Так вот, Сергей Эргисович, теперь и ты ответь мне по всей правде и честности: что намерен делать? Не знаешь? Обнадёжил, Сергей Эргисович! Какого же чёрта, скажи, ты развёл речи на педсовете? Покрасоваться в роли правдолюбца, потыкать пальцем в больное место — не велика доблесть для партийца. Ах, оставь, пожалуйста, — волнуюсь! Отложить разговор до другого раза? Нет, брат. Что хочу сказать — скажу сейчас. Оставлять на завтра для моего возраста непозволительная роскошь. Ага, вон оно что! Да формулируй точнее, без всяких этих… Старые учителя оказались плохими руководителями, и вот ты закручинился: есть ли у тебя право поднять голос на тех, кого любишь. Верно я излагаю? Юморист ты великий! Петуха в суп отправлять собираются, а он в тот момент, хозяйку жалеючи, слёзы льёт.
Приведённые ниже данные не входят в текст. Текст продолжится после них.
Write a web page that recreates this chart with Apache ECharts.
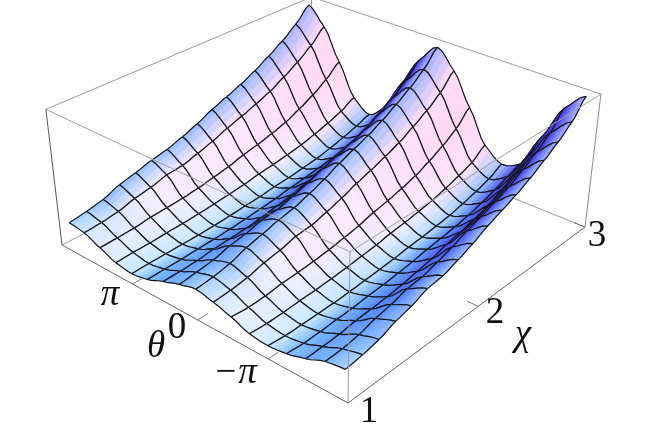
<!DOCTYPE html>
<html>
<head>
<meta charset="utf-8">
<style>
  html, body { margin: 0; padding: 0; background: #fff; }
  #chart { width: 653px; height: 431px; }
</style>
</head>
<body>
<div id="chart"></div>
<script src="https://cdn.jsdelivr.net/npm/echarts@6/dist/echarts.min.js"></script>
<script>
// mesh lines of the surface
var chiValues = [1, 1.118, 1.235, 1.353, 1.47, 1.588, 1.706, 1.824, 1.941, 2.059, 2.176, 2.294, 2.412, 2.529, 2.647, 2.765, 2.882]
var thetaSteps = [-8, -7, -6, -5, -4, -3, -2, -1, 0, 1, 2, 3, 4, 5, 6, 7, 8] // units of pi/4
// height, one row per chi, one column per theta
var h00 = [.224, .204, .149, .111, .095, .109, .160, .198, .226, .194, .150, .099, .078, .097, .147, .199, .216]
var h01 = [.240, .209, .152, .103, .085, .103, .152, .209, .240, .209, .152, .103, .082, .103, .152, .209, .235]
var h02 = [.265, .227, .159, .106, .085, .106, .159, .227, .265, .227, .159, .106, .085, .106, .159, .227, .262]
var h03 = [.310, .261, .175, .114, .088, .114, .175, .261, .310, .261, .175, .114, .088, .114, .175, .261, .310]
var h04 = [.340, .283, .183, .119, .090, .119, .183, .283, .340, .283, .183, .119, .090, .119, .183, .283, .340]
var h05 = [.385, .317, .193, .132, .096, .128, .193, .316, .375, .316, .193, .128, .096, .128, .193, .316, .375]
var h06 = [.400, .329, .208, .139, .105, .139, .208, .329, .400, .329, .208, .139, .105, .139, .208, .329, .400]
var h07 = [.440, .362, .229, .152, .115, .152, .229, .362, .440, .362, .229, .152, .115, .152, .229, .362, .440]
var h08 = [.485, .399, .251, .166, .125, .166, .251, .399, .485, .399, .251, .166, .125, .166, .251, .399, .485]
var h09 = [.540, .444, .284, .186, .140, .186, .284, .444, .540, .444, .284, .186, .140, .186, .284, .444, .540]
var h10 = [.585, .481, .307, .200, .150, .200, .307, .481, .585, .481, .307, .200, .150, .200, .307, .481, .585]
var h11 = [.630, .523, .337, .218, .165, .218, .337, .523, .630, .523, .337, .218, .165, .218, .337, .523, .630]
var h12 = [.685, .569, .372, .238, .180, .238, .372, .569, .685, .569, .372, .238, .180, .238, .372, .569, .685]
var h13 = [.750, .630, .423, .268, .205, .268, .423, .630, .750, .630, .423, .268, .205, .268, .423, .630, .750]
var h14 = [.820, .697, .481, .302, .235, .302, .481, .697, .820, .697, .481, .302, .235, .302, .481, .697, .820]
var h15 = [.905, .778, .553, .343, .270, .343, .553, .778, .905, .778, .553, .343, .270, .343, .553, .778, .905]
var h16 = [1.03, .900, .640, .380, .325, .420, .660, .890, 1.02, .884, .660, .420, .310, .400, .644, .880, 1.01]
var heights = [h00, h01, h02, h03, h04, h05, h06, h07, h08, h09, h10, h11, h12, h13, h14, h15, h16]

var thetaTicks = [-3.14159, 0, 3.14159]
var chiTicks = [1, 2, 3]

var chiRange = [1, 3]
var thetaRange = [-6.4, 6.85]

var chart = echarts.init(document.getElementById('chart'), null, { renderer: 'canvas' })

// camera: maps unit box coords to the page plane
function project(u, v, w) {
  var d = 1 + .2188 * u + .187 * v - .0694 * w
  return [
    (348 + 365 * u - 274.4 * v - 22.3 * w) / d,
    (403 - 126.3 * u - 112.2 * v - 168.6 * w) / d
  ]
}
function depth(u, v, w) {
  return 1 + .2188 * u + .187 * v - .0694 * w
}
function uOf(chi) { return (chi - chiRange[0]) / (chiRange[1] - chiRange[0]) }
function vOf(step) { return (step * Math.PI / 4 - thetaRange[0]) / (thetaRange[1] - thetaRange[0]) }

var nI = chiValues.length
var nK = thetaSteps.length

function clampI(i) { return Math.max(0, Math.min(nI - 1, i)) }
function clampK(k) { return Math.max(0, Math.min(nK - 1, k)) }

// hermite with shortened tangents, the mesh in the picture is only slightly rounded
var TENSION = .6
function cr(a, b, c, d, t) {
  var m1 = TENSION * (c - a) / 2
  var m2 = TENSION * (d - b) / 2
  var t2 = t * t, t3 = t2 * t
  return (2 * t3 - 3 * t2 + 1) * b + (t3 - 2 * t2 + t) * m1 + (-2 * t3 + 3 * t2) * c + (t3 - t2) * m2
}
// smooth height inside a cell
function heightAt(i, k, fi, fk) {
  var col = []
  for (var n = -1; n <= 2; n++) {
    var row = heights[clampI(i + n)]
    col.push(cr(row[clampK(k - 1)], row[k], row[clampK(k + 1)], row[clampK(k + 2)], fk))
  }
  return cr(col[0], col[1], col[2], col[3], fi)
}

function mix(a, b, t) {
  return [a[0] + (b[0] - a[0]) * t, a[1] + (b[1] - a[1]) * t, a[2] + (b[2] - a[2]) * t]
}
var shadeStops = [
  [-3, [65, 55, 225]],
  [-2.2, [72, 80, 242]],
  [-1.3, [85, 140, 255]],
  [-.5, [125, 188, 255]],
  [0, [205, 235, 255]],
  [.5, [222, 239, 255]],
  [1.2, [240, 238, 255]],
  [2, [252, 232, 255]],
  [3.2, [255, 218, 242]]
]
// colour of a mesh vertex from the slopes around it
function vertexColor(i, k) {
  var kUp = k === nK - 1 ? 1 : k + 1
  var kDown = k === 0 ? nK - 2 : k - 1
  var s = (heights[i][kUp] - heights[i][kDown]) / (2 * (vOf(thetaSteps[1]) - vOf(thetaSteps[0])))
  var p = (heights[clampI(i + 1)][k] - heights[clampI(i - 1)][k]) / ((clampI(i + 1) - clampI(i - 1)) * .0588)
  var last = shadeStops.length - 1
  var c = shadeStops[0][1]
  if (s >= shadeStops[last][0]) c = shadeStops[last][1]
  else for (var n = 0; n < last; n++) {
    if (s >= shadeStops[n][0] && s < shadeStops[n + 1][0]) {
      c = mix(shadeStops[n][1], shadeStops[n + 1][1], (s - shadeStops[n][0]) / (shadeStops[n + 1][0] - shadeStops[n][0]))
    }
  }
  var t = Math.min(1, p / .6) * Math.max(0, 1 - Math.abs(s) / 1.2)
  var ridge = mix([135, 195, 255], [165, 175, 255], Math.min(1, p / 1.6))
  return mix(c, ridge, Math.max(0, t))
}
var vertexColors = heights.map(function (row, i) {
  return row.map(function (_, k) { return vertexColor(i, k) })
})

var SUB = 4
function renderCell(params, api) {
  var i = api.value(0)
  var k = api.value(1)
  var u0 = uOf(chiValues[i]), u1 = uOf(chiValues[i + 1])
  var v0 = vOf(thetaSteps[k]), v1 = vOf(thetaSteps[k + 1])
  var pts = []
  for (var a = 0; a <= SUB; a++) {
    pts.push([])
    for (var b = 0; b <= SUB; b++) {
      var fi = a / SUB, fk = b / SUB
      var p = project(u0 + (u1 - u0) * fi, v0 + (v1 - v0) * fk, heightAt(i, k, fi, fk))
      pts[a].push(api.coord(p))
    }
  }
  var children = []
  for (a = 0; a < SUB; a++) {
    for (b = 0; b < SUB; b++) {
      var fa = (a + .5) / SUB, fb = (b + .5) / SUB
      var c = mix(
        mix(vertexColors[i][k], vertexColors[i][k + 1], fb),
        mix(vertexColors[i + 1][k], vertexColors[i + 1][k + 1], fb),
        fa
      )
      var fill = 'rgb(' + Math.round(c[0]) + ',' + Math.round(c[1]) + ',' + Math.round(c[2]) + ')'
      children.push({
        type: 'polygon',
        shape: { points: [pts[a][b], pts[a][b + 1], pts[a + 1][b + 1], pts[a + 1][b]] },
        style: { fill: fill, stroke: fill, lineWidth: .6 }
      })
    }
  }
  var sideA = [], sideB = [], sideC = [], sideD = []
  for (a = 0; a <= SUB; a++) {
    sideA.push(pts[a][0])
    sideB.push(pts[a][SUB])
    sideC.push(pts[0][a])
    sideD.push(pts[SUB][a])
  }
  ;[sideA, sideB, sideC, sideD].forEach(function (line) {
    children.push({
      type: 'polyline',
      shape: { points: line },
      style: { fill: null, stroke: '#141418', lineWidth: 1.2 }
    })
  })
  return { type: 'group', children: children }
}

var cells = []
for (var ci = 0; ci < nI - 1; ci++) {
  for (var ck = 0; ck < nK - 1; ck++) {
    var mid = (heights[ci][ck] + heights[ci + 1][ck + 1]) / 2
    cells.push([ci, ck, depth(uOf(chiValues[ci]), vOf(thetaSteps[ck]), mid)])
  }
}
cells.sort(function (a, b) { return b[2] - a[2] })

// box edges, each one [u, v, w, u, v, w, colour]
var backEdges = [
  [0, 1, 1, 1, 1, 1, '#999999'],
  [1, 1, 1, 1, 0, 1, '#999999'],
  [0, 1, 0, 1, 1, 0, '#999999'],
  [1, 0, 0, 1, 1, 0, '#999999'],
  [1, 1, 0, 1, 1, 1, '#999999']
]
var frontEdges = [
  [0, 1, 1, 0, 0, 1, '#a0a0a0'],
  [0, 0, 1, 1, 0, 1, '#a0a0a0'],
  [0, 0, 0, 0, 0, 1, '#999999'],
  [0, 1, 0, 0, 1, 1, '#555555'],
  [1, 0, 0, 1, 0, 1, '#8c8c8c'],
  [0, 0, 0, 0, 1, 0, '#666666'],
  [0, 0, 0, 1, 0, 0, '#666666']
]
var tickEdges = []
thetaTicks.forEach(function (t) {
  var v = (t - thetaRange[0]) / (thetaRange[1] - thetaRange[0])
  tickEdges.push([0, v, 0, .035, v, 0, '#777777'])
})
chiTicks.forEach(function (c) {
  var u = uOf(c)
  tickEdges.push([u, 0, 0, u, .035, 0, '#777777'])
})

function renderEdge(params, api) {
  var a = project(api.value(0), api.value(1), api.value(2))
  var b = project(api.value(3), api.value(4), api.value(5))
  var p = api.coord(a), q = api.coord(b)
  return {
    type: 'line',
    shape: { x1: p[0], y1: p[1], x2: q[0], y2: q[1] },
    style: { stroke: api.value(6), lineWidth: 1 }
  }
}

var labelFont = '"Liberation Serif", "DejaVu Serif", serif'
var tickLabels = [
  ['π', 110, 295, 'italic'],
  ['0', 177, 328, 'normal'],
  ['−π', 235, 373, 'italic'],
  ['θ', 156, 347, 'italic'],
  ['1', 369, 412, 'normal'],
  ['2', 495, 313, 'normal'],
  ['3', 597, 236, 'normal'],
  ['χ', 523, 335, 'italic']
]

function edgeSeries(list, z) {
  return {
    type: 'custom',
    coordinateSystem: 'cartesian2d',
    renderItem: renderEdge,
    dimensions: ['a', 'b', 'c', 'd', 'e', 'f', { name: 'color', type: 'ordinal' }],
    encode: { x: 0, y: 1 },
    data: list,
    silent: true,
    clip: false,
    z: z,
    animation: false
  }
}

chart.setOption({
  animation: false,
  backgroundColor: '#fff',
  tooltip: { show: false },
  grid: { left: 0, right: 0, top: 0, bottom: 0 },
  xAxis: { type: 'value', min: 0, max: 653, show: false },
  yAxis: { type: 'value', min: 0, max: 431, inverse: true, show: false },
  series: [
    edgeSeries(backEdges, 1),
    {
      type: 'custom',
      coordinateSystem: 'cartesian2d',
      renderItem: renderCell,
      encode: { x: 0, y: 1 },
      data: cells,
      progressive: 0,
      silent: true,
      clip: false,
      z: 2,
      animation: false
    },
    edgeSeries(frontEdges.concat(tickEdges), 3),
    {
      type: 'custom',
      coordinateSystem: 'cartesian2d',
      renderItem: function (params, api) {
        var item = tickLabels[params.dataIndex]
        var p = api.coord([item[1], item[2]])
        return {
          type: 'text',
          x: p[0],
          y: p[1],
          style: {
            text: item[0],
            font: item[3] + ' 37px ' + labelFont,
            fill: '#111',
            align: 'center',
            verticalAlign: 'middle'
          }
        }
      },
      encode: { x: 1, y: 2 },
      data: tickLabels.map(function (t, n) { return [n, t[1], t[2]] }),
      silent: true,
      clip: false,
      z: 4,
      animation: false
    }
  ]
})
</script>
</body>
</html>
Душа у тебя, Серёжа, мягкая. Это, в общем-то, хорошо. У самого отчаянного из бойцов, каких я знал, у деда Каландаришвили, сердце было добрейшее. Объяснить такое можно… Между прочим, к вопросу о жалости. Вот Фёдор Баглаевич Кубаров, коль он в разговоре вспомнился, фигура исключительно выразительная. Симпатичный медведь с трубкой. Добр, старателен и прост, как дитя. Давеча приходит ко мне, прорвался сквозь мой этот… медицинский заградотряд. Начинает заячьи петли выделывать: здоровье, говорит, у него неважное. А я его петли уже на пороге понял — на простецкой физиономии всё написано. Говорю: «Смирно, Фёдор, слушай мою команду! Доложи по всей форме цель прихода». — «Освободить от преподавания, перевести на пенсию». — «Сам додумался или кто подстрекал?» — «Подстрекал». — «Кто именно?» — «Секретарь райкома товарищ Аржаков». — «Рассказывай подробно, как он подстрекал».